**Problem details**
Begin at the line containing "Convert this chart to matplotlib code." and stop at the line containing "plt.rcParams['axes.formatter.use_mathtext'] = True"; copy those lines exactly, ends included, and nothing else.

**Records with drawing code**
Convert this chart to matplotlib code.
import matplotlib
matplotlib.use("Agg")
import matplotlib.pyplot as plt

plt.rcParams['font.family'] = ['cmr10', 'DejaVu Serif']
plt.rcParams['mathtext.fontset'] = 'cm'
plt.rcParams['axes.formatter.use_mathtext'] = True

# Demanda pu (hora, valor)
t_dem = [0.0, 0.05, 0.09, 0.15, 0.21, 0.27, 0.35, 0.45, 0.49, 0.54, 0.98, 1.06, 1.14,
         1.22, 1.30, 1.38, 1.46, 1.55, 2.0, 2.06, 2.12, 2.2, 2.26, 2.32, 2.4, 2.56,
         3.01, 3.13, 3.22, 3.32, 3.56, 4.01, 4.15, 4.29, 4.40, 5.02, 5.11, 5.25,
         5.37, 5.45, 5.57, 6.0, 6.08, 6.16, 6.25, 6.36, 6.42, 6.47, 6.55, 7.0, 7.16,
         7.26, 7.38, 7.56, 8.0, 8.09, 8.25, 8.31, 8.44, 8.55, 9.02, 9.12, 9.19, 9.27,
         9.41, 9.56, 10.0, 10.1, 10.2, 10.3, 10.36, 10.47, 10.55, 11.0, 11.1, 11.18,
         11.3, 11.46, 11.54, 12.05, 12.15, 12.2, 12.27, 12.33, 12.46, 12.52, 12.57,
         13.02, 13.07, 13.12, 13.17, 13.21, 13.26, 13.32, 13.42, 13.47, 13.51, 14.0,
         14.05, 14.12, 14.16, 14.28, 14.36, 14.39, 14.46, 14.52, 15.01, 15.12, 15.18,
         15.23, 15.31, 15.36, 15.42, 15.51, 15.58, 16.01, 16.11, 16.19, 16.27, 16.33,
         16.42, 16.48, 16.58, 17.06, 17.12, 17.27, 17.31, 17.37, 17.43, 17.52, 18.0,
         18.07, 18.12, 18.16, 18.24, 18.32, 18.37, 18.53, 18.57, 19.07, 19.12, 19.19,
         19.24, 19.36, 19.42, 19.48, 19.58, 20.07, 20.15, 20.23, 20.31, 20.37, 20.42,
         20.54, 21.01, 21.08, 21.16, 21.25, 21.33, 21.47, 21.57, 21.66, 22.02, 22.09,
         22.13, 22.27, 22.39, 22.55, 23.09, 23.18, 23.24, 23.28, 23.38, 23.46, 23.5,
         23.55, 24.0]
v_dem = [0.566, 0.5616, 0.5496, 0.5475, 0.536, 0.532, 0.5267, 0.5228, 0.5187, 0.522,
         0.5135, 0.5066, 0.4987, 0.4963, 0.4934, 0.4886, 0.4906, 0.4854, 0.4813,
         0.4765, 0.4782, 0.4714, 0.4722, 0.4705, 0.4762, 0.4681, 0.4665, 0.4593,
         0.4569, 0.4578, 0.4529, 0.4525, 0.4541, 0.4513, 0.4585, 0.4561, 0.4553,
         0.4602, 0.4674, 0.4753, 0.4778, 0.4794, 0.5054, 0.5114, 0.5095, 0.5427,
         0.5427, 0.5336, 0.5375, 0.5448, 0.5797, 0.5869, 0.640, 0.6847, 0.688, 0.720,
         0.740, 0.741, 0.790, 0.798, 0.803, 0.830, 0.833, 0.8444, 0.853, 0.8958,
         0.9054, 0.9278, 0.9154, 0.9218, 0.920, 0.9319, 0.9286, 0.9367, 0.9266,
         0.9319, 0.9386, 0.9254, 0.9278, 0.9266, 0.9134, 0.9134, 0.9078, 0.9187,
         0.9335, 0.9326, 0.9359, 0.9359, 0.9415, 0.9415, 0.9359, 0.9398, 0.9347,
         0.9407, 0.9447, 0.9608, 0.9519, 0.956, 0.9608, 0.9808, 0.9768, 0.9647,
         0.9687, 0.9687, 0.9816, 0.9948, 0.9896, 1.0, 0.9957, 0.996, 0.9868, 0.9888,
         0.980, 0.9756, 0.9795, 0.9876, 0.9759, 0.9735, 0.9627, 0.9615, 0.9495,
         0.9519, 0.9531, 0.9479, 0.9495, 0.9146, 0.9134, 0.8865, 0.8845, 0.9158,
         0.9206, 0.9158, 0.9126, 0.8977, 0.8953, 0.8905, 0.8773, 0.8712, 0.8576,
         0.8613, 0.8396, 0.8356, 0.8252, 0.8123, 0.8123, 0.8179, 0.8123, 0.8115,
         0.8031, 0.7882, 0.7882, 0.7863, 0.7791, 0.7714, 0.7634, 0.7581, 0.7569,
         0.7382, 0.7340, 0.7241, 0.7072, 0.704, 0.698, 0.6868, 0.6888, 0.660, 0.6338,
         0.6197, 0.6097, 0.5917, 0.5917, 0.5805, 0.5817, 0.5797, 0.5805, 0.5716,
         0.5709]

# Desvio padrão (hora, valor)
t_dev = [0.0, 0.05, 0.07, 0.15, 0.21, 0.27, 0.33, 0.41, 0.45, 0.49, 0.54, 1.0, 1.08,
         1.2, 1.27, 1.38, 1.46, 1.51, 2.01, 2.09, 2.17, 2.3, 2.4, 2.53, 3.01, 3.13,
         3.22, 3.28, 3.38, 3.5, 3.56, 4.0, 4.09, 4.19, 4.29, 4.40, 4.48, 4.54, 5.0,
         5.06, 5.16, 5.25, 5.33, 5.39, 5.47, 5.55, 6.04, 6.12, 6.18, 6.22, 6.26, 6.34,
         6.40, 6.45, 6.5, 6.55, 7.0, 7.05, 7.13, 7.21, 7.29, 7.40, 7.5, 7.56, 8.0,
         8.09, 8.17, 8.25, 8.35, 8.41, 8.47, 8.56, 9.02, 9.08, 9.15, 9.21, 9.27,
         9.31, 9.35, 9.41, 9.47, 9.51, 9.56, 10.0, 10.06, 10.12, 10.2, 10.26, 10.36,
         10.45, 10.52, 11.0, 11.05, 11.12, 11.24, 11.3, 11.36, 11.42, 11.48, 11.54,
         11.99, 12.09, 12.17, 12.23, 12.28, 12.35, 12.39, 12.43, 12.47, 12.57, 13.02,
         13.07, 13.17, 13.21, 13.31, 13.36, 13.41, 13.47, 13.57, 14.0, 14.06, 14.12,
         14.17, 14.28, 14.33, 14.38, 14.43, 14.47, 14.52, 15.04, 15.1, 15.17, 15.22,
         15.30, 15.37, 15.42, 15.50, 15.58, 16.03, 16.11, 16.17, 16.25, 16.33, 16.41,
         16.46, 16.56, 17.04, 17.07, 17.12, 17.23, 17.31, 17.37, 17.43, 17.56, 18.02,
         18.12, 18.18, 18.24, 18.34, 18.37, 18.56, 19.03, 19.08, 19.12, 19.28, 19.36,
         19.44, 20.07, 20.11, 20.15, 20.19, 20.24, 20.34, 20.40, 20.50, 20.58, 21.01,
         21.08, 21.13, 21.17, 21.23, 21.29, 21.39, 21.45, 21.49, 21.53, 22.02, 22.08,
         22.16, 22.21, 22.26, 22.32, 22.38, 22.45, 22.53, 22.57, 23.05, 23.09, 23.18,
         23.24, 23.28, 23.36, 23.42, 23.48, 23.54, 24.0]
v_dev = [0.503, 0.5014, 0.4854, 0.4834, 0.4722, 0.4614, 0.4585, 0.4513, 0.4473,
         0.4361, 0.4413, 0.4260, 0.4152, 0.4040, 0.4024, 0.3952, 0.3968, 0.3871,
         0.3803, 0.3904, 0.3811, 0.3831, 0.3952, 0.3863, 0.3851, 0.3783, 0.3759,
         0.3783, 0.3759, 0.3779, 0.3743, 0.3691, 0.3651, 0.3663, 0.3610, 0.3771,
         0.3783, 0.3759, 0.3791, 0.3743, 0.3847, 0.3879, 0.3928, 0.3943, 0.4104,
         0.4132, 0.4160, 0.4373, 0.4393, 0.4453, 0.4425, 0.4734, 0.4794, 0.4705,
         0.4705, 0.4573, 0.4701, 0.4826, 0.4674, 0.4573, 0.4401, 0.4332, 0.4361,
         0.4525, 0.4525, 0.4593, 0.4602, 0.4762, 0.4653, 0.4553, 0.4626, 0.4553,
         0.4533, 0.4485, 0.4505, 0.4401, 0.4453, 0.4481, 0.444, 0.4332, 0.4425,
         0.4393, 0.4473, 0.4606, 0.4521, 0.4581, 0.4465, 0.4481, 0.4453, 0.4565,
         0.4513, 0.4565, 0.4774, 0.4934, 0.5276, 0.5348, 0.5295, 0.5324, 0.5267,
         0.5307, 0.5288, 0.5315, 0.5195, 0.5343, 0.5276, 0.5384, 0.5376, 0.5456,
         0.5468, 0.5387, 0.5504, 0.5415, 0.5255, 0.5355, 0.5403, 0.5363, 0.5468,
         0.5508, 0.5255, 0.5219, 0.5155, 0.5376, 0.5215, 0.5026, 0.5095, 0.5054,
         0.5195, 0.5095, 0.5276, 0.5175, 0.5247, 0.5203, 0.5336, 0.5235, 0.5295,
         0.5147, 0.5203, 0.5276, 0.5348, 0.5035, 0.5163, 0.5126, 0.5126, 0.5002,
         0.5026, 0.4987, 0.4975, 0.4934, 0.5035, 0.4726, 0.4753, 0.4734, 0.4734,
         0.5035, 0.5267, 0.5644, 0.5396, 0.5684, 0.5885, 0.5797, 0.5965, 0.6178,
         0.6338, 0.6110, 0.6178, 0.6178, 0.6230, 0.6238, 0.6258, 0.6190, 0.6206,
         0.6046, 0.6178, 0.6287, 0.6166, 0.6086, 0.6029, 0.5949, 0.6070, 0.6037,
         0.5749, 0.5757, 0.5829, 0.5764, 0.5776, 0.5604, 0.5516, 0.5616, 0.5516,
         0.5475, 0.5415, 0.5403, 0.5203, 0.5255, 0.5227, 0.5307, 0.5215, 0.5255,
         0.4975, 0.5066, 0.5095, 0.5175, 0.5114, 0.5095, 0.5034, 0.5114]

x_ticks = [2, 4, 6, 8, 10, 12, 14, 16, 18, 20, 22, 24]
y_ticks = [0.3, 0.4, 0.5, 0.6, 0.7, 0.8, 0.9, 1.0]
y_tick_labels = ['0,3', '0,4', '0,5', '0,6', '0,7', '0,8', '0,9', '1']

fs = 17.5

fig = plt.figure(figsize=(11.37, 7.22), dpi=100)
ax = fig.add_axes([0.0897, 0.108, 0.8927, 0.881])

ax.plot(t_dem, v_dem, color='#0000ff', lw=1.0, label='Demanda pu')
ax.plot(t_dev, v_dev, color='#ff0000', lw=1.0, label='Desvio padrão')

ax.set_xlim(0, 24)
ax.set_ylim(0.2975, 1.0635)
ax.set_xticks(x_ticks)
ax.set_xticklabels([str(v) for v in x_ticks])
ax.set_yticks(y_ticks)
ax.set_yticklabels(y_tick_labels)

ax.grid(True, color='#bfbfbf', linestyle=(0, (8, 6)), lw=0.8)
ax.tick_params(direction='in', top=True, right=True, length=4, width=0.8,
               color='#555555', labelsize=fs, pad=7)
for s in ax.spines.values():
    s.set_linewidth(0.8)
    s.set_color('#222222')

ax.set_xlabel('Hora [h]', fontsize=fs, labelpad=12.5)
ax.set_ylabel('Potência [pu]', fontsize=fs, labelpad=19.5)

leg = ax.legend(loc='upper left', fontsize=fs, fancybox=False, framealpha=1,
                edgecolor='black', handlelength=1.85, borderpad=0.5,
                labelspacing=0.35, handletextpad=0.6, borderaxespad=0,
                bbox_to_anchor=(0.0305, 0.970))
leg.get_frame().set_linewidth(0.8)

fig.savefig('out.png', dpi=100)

---

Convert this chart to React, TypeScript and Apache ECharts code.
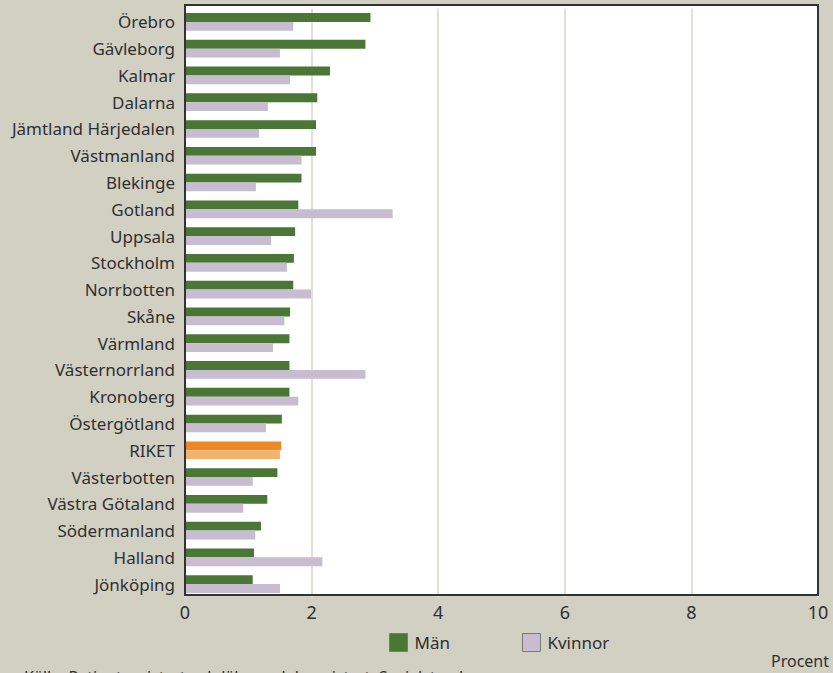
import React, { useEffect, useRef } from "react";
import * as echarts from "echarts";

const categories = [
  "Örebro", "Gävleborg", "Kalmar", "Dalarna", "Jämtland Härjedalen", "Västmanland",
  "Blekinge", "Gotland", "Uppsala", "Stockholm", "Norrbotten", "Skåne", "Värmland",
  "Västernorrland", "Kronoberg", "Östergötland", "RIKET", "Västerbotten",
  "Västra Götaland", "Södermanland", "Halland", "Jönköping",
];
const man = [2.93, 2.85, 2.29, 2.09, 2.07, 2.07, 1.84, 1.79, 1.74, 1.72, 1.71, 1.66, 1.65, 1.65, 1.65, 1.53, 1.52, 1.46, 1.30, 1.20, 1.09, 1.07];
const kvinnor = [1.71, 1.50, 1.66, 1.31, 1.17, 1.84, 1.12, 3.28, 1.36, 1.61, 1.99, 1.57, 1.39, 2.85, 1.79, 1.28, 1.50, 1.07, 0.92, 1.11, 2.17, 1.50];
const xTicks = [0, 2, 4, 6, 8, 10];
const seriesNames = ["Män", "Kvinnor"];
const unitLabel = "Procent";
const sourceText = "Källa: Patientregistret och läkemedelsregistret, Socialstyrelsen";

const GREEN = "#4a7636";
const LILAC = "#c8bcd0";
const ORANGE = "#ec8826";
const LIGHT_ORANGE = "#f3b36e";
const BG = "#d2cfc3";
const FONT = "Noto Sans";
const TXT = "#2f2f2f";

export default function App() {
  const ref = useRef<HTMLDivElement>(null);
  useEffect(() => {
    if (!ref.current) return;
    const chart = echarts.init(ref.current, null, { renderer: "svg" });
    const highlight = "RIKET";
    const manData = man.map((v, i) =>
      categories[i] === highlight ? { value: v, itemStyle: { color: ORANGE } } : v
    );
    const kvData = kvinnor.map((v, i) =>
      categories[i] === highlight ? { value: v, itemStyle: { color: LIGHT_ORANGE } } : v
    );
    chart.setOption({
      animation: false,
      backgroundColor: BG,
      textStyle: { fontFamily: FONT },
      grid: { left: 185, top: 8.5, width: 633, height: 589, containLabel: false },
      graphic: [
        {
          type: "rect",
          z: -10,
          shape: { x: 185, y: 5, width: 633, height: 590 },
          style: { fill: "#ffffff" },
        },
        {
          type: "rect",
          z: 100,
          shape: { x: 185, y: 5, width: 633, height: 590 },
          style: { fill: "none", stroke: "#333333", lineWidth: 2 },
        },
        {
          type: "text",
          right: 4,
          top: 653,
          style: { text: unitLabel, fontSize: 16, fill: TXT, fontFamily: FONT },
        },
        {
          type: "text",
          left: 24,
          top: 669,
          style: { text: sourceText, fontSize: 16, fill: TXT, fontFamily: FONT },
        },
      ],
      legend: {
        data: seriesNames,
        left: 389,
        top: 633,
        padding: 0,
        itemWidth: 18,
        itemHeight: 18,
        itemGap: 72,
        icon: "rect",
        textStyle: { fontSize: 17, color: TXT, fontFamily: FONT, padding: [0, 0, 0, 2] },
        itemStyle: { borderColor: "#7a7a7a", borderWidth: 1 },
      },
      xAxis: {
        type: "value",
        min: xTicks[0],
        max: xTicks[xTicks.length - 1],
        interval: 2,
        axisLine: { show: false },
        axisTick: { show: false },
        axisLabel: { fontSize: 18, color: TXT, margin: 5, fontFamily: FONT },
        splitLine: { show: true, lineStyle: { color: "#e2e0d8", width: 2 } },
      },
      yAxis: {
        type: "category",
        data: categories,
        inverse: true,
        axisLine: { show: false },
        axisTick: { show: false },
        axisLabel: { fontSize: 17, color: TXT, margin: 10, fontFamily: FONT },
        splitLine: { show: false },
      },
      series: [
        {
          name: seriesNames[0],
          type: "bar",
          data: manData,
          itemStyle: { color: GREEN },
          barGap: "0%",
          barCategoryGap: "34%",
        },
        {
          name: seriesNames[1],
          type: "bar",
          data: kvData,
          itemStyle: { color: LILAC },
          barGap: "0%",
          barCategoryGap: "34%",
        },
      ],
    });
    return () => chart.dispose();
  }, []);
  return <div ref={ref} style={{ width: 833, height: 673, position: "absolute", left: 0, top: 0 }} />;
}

**Worked solution**
Convert this chart to matplotlib code.
import matplotlib
matplotlib.use("Agg")
import matplotlib.pyplot as plt

plt.rcParams['font.family'] = ['cmr10', 'DejaVu Serif']
plt.rcParams['mathtext.fontset'] = 'cm'
plt.rcParams['axes.formatter.use_mathtext'] = True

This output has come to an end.